A scientist called Green is left alone to man an observation bubble light years away from Earth — a post that has had terrible psychological effects on his predecessors. Green tries to reassure himself that nothing is wrong, but gradually the same paranoia begins to creep on him...

The story contains examples of the following tropes:

  • The Aloner: The bubble is only big enough for one man and some equipment.
  • Apocalyptic Log: Horne, the first man to be assigned to the bubble, had a log, but the story only shows the last entry he wrote in it before he overdosed on sleeping pills. It's a nervous paragraph about how whatever it is doesn't like him; it's going to get into the bubble and he wants it to happen while he's sleeping.
  • Book Ends: The story starts with Green being left alone in the bubble, noting the emptiness of his surroundings but telling himself that the others were wrong; there is nothing hostile outside the bubble. The story ends with Larkin, Green's replacement, having the same reflections, practically down to the word.

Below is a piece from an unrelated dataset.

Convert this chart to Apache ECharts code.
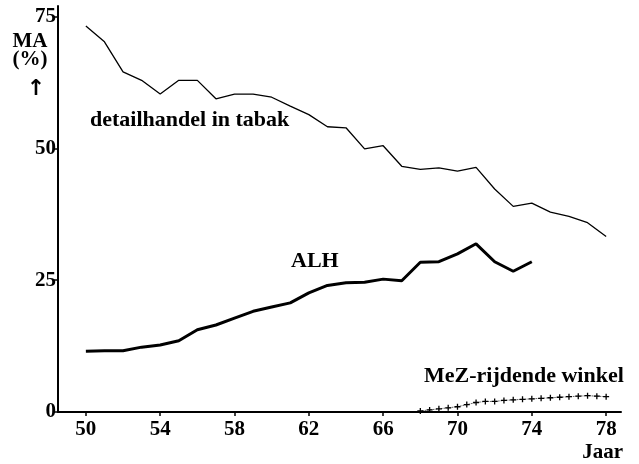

  • Disability Immunity: Captain McDowell, who takes the scientists to and from the bubble, keeps grumbling that it would be better to leave one of his roustabouts to man the bubble because they're too dumb to get spooked like the scientists.
  • Exact Words: It's always repeated that all the scans and instruments can find "nothing" waiting outside the bubble, and when asked what they're so terrified of, the observers can only say "Nothing". What nobody realizes, at least until they've spent some time in the bubble, is that those astronauts literally fear nothing. That is to say, they fear the emptiness of space, that their bubble will crack and spill their little pocket of life and air into the endless void.
  • Here We Go Again!: The story ends with Green cracking from paranoia and being replaced by another scientist, Larkin, who is likewise convinced that the same thing won't happen to him.
  • Nothing Is Scarier: The story is about a man who's sent out to an observation bubble in space, far away from any space station or planet. The people who've manned the bubble previously have all gone insane and/or committed suicide, afraid of what's outside the bubble. The protagonist, however, is quite certain that there's nothing out there. He's right, there's nothing. A whole lot of nothing, and he gradually becomes paranoid that it's going to break in.
  • Poor Communication Kills: The problem continues at least partially because none of the scientists who spend time in the bubble can ever explain coherently what's bothering them and rambling about "nothing" or about something unspecified (when anyone can see that there's no one to threaten them for miles around) doesn't help.
  • Space Isolation Horror: A scientist named Green is left alone in a one-man observation bubble that has had catastrophic effects on his predecessors. Over time, he becomes paranoid as the realization weighs on him that it's just him in a relatively thin-skinned pod light-years from anywhere with the "nothing" of space all around.
  • Space Madness: An astronaut is assigned to a one-man astronomy station at the edge of the galaxy. He knows that his replacement went insane, and the one before killed himself, but is confident he won't crack up. Slowly though he becomes obsessed with idea of just how vulnerable he is out here, with a hull one sixteenth of an inch thick holding 2 million pounds of pressure. He starts charting every possible vulnerable point and ends up months later cowering under a makeshift tent, convinced the "nothingness" outside is just waiting for a chance to come rushing in. The story ends with a fourth astronaut taking over the post also confident that he won't crack up; after all there's 'nothing' out there to be afraid of...
  • Too Dumb to Fool: The people that pilots the spaceships that ferry the scientists to and from the observation bubbles (and his fellow pilots) lampshades that he's too much of a lunkhead to actually care about thinking of such things as the apparent fragility of the bubble and other science facts that had driven every observer insane in the time he's been in service, and thus the pilots would probably do a better job being allowed to stay on the bubbles instead of ferrying scientists.